== SHORT TASK ==
Pictures in the entries below are to be left out; otherwise, reproduce exactly the lines from the first through the line containing "ax = fig.add_axes([0.068, 0.089, 0.910, 0.671])".

[Extracted data entries]
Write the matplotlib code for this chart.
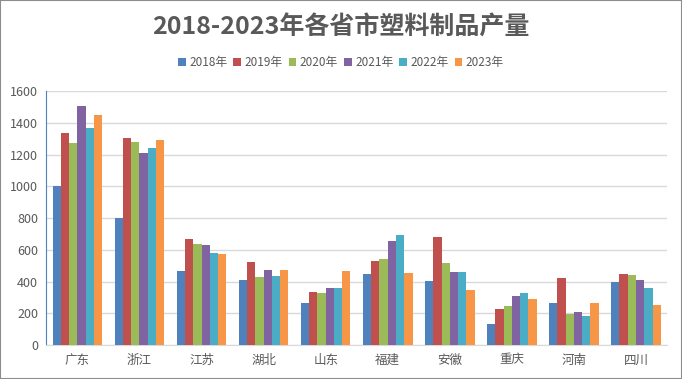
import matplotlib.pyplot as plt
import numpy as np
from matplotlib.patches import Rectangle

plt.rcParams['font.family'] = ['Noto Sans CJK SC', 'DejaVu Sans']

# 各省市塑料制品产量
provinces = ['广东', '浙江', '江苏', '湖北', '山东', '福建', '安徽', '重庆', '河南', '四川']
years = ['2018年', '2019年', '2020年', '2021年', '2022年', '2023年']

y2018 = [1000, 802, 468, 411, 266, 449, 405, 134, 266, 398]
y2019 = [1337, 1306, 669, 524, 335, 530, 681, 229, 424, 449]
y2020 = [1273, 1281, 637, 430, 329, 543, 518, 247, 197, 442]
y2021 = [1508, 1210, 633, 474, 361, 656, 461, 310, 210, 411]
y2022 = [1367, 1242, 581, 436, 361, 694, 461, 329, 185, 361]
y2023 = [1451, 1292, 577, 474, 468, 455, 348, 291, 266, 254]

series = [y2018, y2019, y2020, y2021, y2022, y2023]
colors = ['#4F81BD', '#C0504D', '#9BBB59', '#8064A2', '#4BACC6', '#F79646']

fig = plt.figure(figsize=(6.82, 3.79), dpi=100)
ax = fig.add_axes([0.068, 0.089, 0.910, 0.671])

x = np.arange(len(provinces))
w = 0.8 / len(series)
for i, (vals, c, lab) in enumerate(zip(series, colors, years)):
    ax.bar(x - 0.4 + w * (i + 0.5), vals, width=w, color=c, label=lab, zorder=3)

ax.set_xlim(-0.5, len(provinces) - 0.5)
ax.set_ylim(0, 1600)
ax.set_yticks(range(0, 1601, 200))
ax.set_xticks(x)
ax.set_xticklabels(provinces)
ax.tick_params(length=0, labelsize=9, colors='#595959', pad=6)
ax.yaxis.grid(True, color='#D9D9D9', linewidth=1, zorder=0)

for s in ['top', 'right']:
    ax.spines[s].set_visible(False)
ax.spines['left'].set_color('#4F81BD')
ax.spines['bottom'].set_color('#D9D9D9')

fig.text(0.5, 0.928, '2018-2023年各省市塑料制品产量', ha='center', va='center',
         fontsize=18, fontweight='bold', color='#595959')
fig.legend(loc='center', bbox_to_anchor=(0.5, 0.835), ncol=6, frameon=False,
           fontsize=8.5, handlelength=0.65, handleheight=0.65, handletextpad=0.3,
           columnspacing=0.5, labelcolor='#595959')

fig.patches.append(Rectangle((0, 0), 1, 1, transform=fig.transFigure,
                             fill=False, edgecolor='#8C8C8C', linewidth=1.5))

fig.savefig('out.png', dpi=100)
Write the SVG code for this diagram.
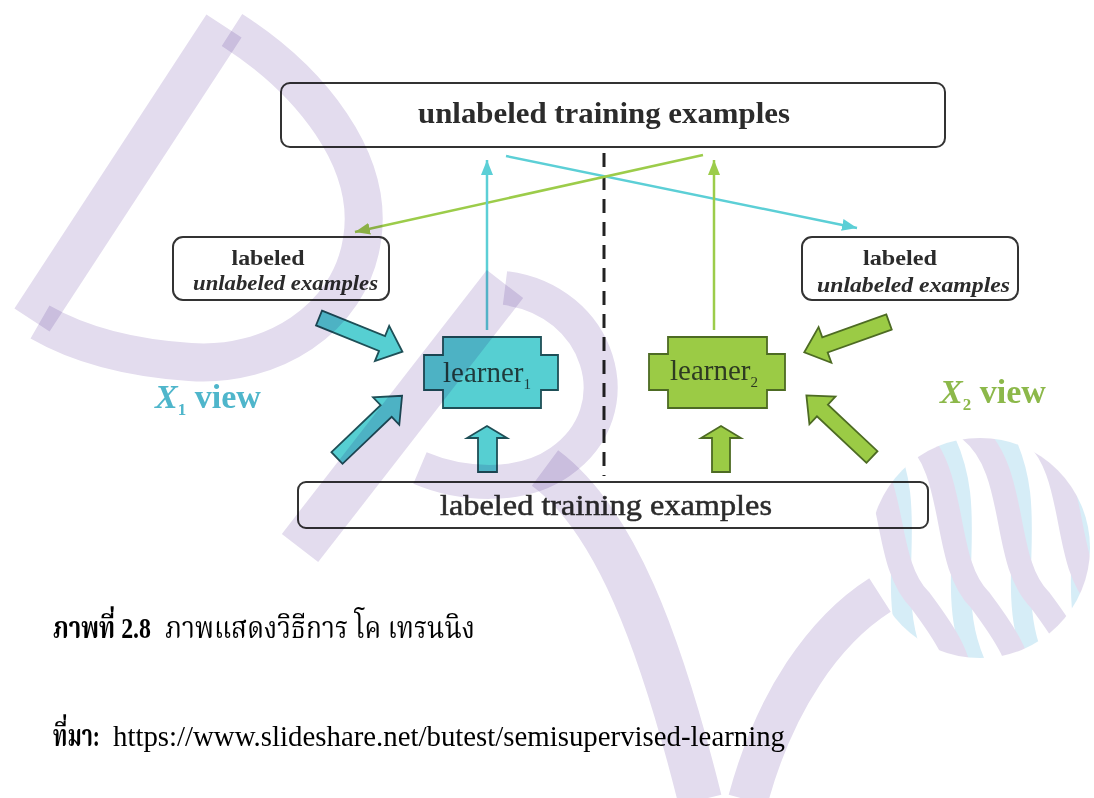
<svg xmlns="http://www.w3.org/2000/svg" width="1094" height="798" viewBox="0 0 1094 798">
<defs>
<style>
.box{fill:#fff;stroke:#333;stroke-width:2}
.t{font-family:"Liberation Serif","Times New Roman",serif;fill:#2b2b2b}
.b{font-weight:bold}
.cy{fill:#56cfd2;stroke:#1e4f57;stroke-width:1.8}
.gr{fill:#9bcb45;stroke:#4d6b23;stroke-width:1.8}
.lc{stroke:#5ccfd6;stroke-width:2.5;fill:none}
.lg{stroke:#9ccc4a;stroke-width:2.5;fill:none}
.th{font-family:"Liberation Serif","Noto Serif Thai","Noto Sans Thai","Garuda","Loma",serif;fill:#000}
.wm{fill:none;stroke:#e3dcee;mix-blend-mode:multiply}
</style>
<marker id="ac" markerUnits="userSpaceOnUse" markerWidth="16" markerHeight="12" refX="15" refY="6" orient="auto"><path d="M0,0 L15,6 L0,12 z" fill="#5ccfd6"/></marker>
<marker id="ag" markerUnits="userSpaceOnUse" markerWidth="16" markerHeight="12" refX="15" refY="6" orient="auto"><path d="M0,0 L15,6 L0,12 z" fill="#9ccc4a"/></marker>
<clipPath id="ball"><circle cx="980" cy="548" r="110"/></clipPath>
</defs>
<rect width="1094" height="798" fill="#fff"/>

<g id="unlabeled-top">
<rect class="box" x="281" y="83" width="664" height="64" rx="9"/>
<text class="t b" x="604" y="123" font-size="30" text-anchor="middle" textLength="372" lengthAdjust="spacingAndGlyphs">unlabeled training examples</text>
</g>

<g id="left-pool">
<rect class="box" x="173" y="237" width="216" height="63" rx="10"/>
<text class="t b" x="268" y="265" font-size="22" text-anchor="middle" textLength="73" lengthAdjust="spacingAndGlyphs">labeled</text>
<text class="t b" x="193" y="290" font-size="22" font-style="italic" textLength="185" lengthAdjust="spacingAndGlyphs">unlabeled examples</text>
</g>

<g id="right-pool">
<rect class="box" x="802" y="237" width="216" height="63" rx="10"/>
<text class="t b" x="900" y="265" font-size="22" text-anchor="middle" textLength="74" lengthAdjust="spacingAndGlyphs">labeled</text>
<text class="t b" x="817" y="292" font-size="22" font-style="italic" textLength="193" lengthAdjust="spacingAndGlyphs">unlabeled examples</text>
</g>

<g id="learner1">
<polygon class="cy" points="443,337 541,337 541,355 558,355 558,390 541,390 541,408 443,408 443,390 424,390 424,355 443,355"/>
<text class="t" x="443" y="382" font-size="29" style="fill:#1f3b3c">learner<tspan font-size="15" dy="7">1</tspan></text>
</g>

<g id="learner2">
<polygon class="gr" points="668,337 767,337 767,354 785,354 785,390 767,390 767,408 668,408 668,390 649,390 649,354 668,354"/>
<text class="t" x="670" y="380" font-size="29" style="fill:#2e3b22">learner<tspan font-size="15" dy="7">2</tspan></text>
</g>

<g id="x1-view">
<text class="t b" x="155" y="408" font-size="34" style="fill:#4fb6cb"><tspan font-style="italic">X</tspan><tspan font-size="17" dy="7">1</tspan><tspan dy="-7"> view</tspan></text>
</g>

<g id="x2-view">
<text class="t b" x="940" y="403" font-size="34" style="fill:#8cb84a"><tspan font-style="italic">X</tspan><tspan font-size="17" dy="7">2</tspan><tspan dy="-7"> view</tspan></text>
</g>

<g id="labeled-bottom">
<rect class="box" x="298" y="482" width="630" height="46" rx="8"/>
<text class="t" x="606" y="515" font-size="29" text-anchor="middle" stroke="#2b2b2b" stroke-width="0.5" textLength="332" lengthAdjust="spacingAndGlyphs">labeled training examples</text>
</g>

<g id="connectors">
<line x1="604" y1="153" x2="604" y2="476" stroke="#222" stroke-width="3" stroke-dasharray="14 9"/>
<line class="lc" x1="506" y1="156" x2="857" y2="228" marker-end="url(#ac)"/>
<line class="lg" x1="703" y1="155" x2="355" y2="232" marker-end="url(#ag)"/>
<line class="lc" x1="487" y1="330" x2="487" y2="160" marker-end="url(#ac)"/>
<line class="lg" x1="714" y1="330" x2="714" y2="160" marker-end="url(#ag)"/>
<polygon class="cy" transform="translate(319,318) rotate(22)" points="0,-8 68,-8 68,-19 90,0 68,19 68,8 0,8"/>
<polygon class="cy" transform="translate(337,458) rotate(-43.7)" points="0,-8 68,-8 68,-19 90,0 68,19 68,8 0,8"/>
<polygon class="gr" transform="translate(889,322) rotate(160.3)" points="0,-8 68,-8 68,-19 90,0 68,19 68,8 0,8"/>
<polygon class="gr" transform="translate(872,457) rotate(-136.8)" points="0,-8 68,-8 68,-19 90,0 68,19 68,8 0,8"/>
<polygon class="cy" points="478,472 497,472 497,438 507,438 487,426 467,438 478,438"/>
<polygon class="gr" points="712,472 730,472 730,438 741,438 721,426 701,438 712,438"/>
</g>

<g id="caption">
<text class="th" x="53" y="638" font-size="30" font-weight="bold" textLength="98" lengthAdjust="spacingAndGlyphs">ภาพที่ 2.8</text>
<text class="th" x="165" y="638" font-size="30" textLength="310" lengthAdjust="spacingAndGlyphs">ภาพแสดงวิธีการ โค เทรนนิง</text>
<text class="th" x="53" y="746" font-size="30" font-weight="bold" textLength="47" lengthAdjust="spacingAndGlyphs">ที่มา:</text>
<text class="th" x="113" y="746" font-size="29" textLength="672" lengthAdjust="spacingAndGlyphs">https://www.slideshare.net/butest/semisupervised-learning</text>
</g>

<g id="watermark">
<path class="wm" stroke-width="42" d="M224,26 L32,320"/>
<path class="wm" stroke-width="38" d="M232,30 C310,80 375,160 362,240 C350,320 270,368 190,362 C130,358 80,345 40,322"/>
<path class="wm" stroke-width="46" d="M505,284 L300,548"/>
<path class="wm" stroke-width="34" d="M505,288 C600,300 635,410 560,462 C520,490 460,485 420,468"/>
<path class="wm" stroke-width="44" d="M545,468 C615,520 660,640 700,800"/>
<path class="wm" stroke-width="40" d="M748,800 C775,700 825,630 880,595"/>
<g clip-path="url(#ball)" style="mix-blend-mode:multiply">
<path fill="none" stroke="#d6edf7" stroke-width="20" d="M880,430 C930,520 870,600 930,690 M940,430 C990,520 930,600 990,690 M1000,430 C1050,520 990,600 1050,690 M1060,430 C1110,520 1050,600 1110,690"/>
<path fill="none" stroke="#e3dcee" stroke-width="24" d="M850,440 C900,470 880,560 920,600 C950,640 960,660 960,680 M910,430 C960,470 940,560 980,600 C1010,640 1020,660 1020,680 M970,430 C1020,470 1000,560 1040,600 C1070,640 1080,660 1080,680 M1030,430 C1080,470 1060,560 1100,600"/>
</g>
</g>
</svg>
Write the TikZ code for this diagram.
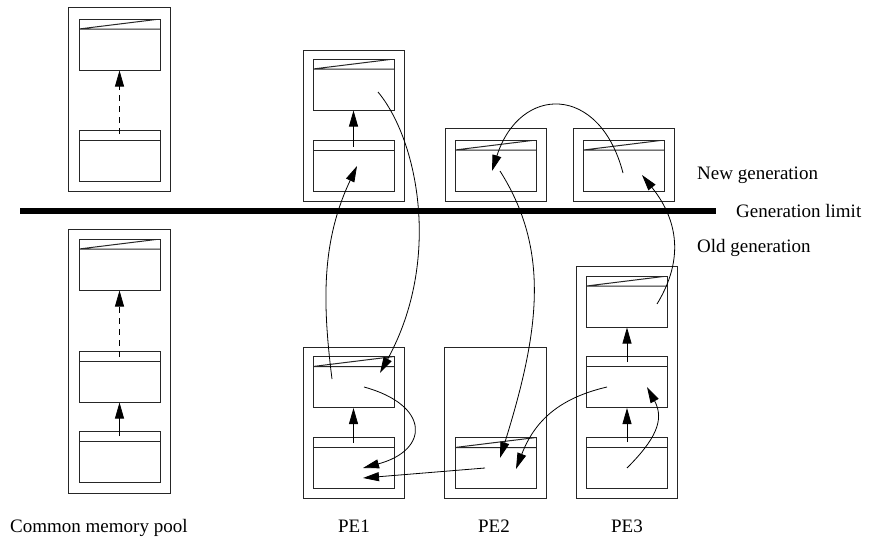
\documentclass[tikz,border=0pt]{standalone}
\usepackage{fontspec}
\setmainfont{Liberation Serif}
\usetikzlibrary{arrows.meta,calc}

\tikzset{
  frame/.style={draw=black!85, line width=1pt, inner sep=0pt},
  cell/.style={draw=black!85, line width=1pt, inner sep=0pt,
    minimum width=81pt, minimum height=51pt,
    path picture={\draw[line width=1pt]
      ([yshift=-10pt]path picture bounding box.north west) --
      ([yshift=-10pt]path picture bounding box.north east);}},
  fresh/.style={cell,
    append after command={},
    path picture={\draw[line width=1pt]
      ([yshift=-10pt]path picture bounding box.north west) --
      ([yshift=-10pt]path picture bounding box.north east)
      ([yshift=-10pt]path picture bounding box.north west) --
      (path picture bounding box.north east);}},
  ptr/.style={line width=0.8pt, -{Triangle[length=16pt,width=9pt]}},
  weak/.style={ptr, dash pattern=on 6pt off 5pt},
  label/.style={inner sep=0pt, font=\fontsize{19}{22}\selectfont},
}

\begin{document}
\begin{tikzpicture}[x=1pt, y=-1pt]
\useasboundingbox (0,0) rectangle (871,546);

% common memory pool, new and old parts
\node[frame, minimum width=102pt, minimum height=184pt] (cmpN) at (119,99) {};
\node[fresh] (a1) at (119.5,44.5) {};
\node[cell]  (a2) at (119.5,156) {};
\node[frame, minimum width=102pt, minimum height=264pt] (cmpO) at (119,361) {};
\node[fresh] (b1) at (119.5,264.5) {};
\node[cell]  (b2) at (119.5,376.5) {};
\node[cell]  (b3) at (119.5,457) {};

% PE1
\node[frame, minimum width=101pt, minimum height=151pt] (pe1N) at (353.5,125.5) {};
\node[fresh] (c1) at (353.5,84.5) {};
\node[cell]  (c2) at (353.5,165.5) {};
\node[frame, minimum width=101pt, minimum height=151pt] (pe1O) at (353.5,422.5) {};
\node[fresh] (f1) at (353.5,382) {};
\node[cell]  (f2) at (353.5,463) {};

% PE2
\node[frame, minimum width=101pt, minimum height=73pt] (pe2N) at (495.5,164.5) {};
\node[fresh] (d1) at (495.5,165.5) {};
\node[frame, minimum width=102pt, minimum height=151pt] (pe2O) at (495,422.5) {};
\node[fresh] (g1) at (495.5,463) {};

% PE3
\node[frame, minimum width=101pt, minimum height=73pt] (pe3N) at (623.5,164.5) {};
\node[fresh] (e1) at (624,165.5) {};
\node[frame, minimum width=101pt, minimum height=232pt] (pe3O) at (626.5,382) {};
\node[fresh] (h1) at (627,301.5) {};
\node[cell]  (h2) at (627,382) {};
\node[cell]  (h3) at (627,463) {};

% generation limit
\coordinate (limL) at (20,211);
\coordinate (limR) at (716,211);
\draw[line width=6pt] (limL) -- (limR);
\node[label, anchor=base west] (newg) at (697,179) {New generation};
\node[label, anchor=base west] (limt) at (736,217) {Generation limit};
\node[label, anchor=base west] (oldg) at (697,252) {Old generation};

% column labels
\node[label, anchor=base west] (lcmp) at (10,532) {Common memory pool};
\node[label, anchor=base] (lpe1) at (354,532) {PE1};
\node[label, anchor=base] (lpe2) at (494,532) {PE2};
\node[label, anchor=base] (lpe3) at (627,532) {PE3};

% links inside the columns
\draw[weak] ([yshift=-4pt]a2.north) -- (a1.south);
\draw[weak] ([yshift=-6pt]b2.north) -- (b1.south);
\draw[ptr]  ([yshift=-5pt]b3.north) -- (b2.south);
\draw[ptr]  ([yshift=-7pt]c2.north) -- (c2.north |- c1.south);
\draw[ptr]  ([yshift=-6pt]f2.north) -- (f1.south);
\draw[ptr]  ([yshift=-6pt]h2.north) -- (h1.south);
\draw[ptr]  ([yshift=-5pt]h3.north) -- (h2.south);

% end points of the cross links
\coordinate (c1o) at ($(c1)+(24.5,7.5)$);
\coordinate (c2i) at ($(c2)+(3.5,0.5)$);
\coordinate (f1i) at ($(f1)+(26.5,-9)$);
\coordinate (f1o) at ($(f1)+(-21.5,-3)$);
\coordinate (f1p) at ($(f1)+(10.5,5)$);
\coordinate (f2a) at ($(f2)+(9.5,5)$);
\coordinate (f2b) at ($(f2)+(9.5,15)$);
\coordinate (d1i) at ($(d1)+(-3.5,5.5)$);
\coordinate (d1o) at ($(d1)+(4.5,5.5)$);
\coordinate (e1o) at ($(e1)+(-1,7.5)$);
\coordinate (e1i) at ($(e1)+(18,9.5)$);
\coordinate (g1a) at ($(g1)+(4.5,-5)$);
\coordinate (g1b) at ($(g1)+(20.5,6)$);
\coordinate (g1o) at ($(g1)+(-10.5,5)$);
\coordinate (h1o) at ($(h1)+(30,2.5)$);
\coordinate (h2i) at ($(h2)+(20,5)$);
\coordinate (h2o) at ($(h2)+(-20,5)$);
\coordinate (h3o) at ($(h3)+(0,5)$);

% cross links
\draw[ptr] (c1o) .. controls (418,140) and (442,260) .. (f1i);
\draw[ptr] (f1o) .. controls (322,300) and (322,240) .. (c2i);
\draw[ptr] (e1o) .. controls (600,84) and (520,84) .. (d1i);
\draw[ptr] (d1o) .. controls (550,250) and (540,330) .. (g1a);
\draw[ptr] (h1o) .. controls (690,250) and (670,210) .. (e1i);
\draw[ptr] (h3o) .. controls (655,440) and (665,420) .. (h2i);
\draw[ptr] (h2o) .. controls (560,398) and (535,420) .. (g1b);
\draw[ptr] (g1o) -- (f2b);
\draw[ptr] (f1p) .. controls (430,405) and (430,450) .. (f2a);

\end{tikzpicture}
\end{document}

== WRITTEN REPLY ==
Write the matplotlib code for this chart.
import matplotlib.pyplot as plt
import numpy as np
from matplotlib.patches import Rectangle

plt.rcParams['font.family'] = ['Noto Sans CJK SC', 'DejaVu Sans']

# 各省市塑料制品产量
provinces = ['广东', '浙江', '江苏', '湖北', '山东', '福建', '安徽', '重庆', '河南', '四川']
years = ['2018年', '2019年', '2020年', '2021年', '2022年', '2023年']

y2018 = [1000, 802, 468, 411, 266, 449, 405, 134, 266, 398]
y2019 = [1337, 1306, 669, 524, 335, 530, 681, 229, 424, 449]
y2020 = [1273, 1281, 637, 430, 329, 543, 518, 247, 197, 442]
y2021 = [1508, 1210, 633, 474, 361, 656, 461, 310, 210, 411]
y2022 = [1367, 1242, 581, 436, 361, 694, 461, 329, 185, 361]
y2023 = [1451, 1292, 577, 474, 468, 455, 348, 291, 266, 254]

series = [y2018, y2019, y2020, y2021, y2022, y2023]
colors = ['#4F81BD', '#C0504D', '#9BBB59', '#8064A2', '#4BACC6', '#F79646']

fig = plt.figure(figsize=(6.82, 3.79), dpi=100)
ax = fig.add_axes([0.068, 0.089, 0.910, 0.671])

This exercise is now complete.